Two days later the St. Francis River arrived at Cam Ranh Bay to replenish ammunition, approximately 5,000 rockets and topping off five-inch and 40mm canon ammunition. I reported aboard, paid a visit to our corpsman, and collapsed on my bunk. I unpacked my sea bag several hours later. I was greeted with, "'bout time you got here, Clark. Where have you been?" then a pause and, "What the hell is that smell?" Someone took my clothes to the laundry for cleaning for me, more to get the stink out of our compartment than as a favor to me. Doc Seneca (I know his name because of a comment he left to a previous blog), our corpsman, checked on me for nearly three weeks while I tried to work, but usually stayed in my bunk with my sprained back. It wasn't getting any better. When we arrived at Subic Bay, I was hospitalized for a week where I received supervised physical therapy. I refused, however, to stay in the hospital, even though the doctor wanted me to, when my ship was preparing to depart for Vietnam. I was not going through all of that again.
Dave
3 comments:
Fascinating. Don't know how you managed.
Thanks, Dan.
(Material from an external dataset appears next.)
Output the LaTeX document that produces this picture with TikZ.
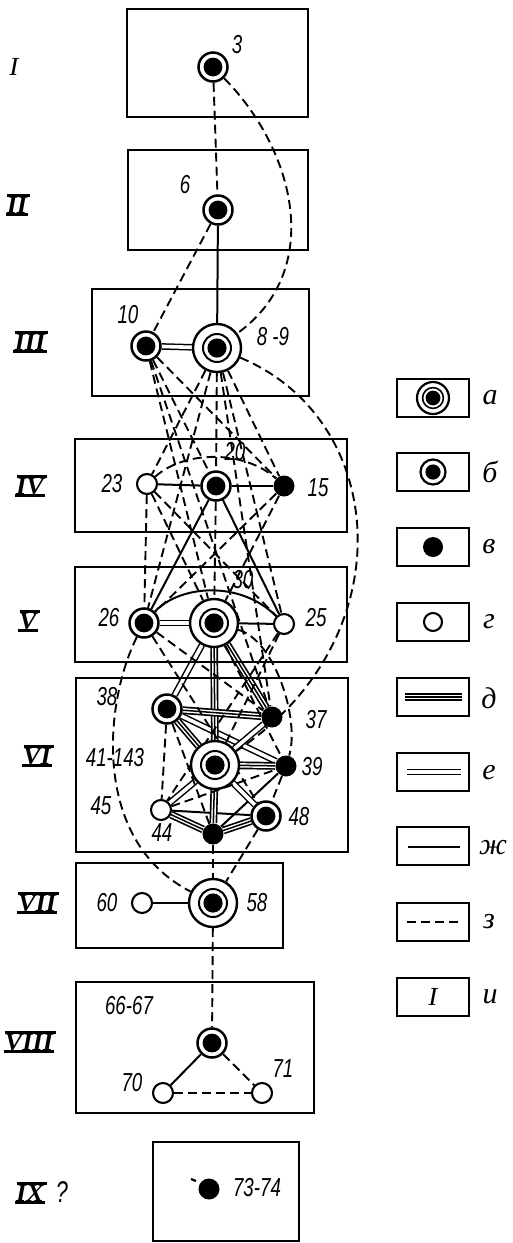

We used to say that if a fat guy wanted to lose weight, just go through the Navy's transit system. I've seen guys lose ten to fifteen pounds in only two weeks. I didn't have much to lose, so I did fine. But, it's a good diet program.
Wow. I got tired and seasick just reading - it must have been really something.
I didn't know about your baby, Martha Pamela. That was a really sad season for you, sorry.
Keep thinking up more great stories, please.